I see your point. I think we already falsely remove namespaces now
if return error is EAGAIN or EBUSY etc. Maybe we need improve the
error code treat for nvme_revalidate_disk. like this:
---
  drivers/nvme/host/core.c | 6 +++---
  1 file changed, 3 insertions(+), 3 deletions(-)

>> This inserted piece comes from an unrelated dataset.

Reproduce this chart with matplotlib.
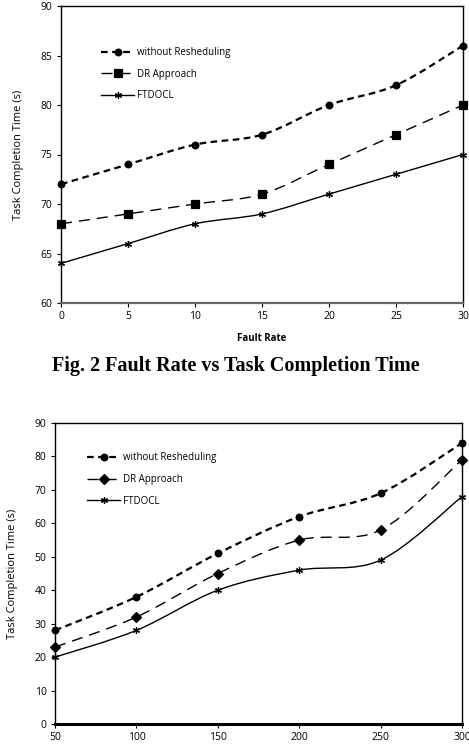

diff --git a/drivers/nvme/host/core.c b/drivers/nvme/host/core.c
index 865645577f2c..d2a61798e9a1 100644
--- a/drivers/nvme/host/core.c
+++ b/drivers/nvme/host/core.c
@@ -2022,10 +2022,10 @@ static int nvme_revalidate_disk(struct gendisk *disk)
          * Only fail the function if we got a fatal error back from the
          * device, otherwise ignore the error and just move on.
          */
-       if (ret == -ENOMEM || (ret > 0 && !(ret & NVME_SC_DNR)))
-               ret = 0;
-       else if (ret > 0)
+       if (ret > 0 && (ret & NVME_SC_DNR))
                 ret = blk_status_to_errno(nvme_error_status(ret));
+       else if (ret != -ENODEV)
+               ret = 0;
         return ret;
  }

-- 
2.16.4

> 
> So as I said, you need to solve this issue without preventing the
> nvme status propagate back.
> .
We can solve this issue by check the status. But we need modify many
funtions, this is ugly. To distinguish other error codes, we may need
return EINTR for host cancel request(NVME_SC_HOST_ABORTED_CMD or
NVME_SC_HOST_PATH_ERROR), the caller need treat EINTR as canceled
request. It might be more appropriate.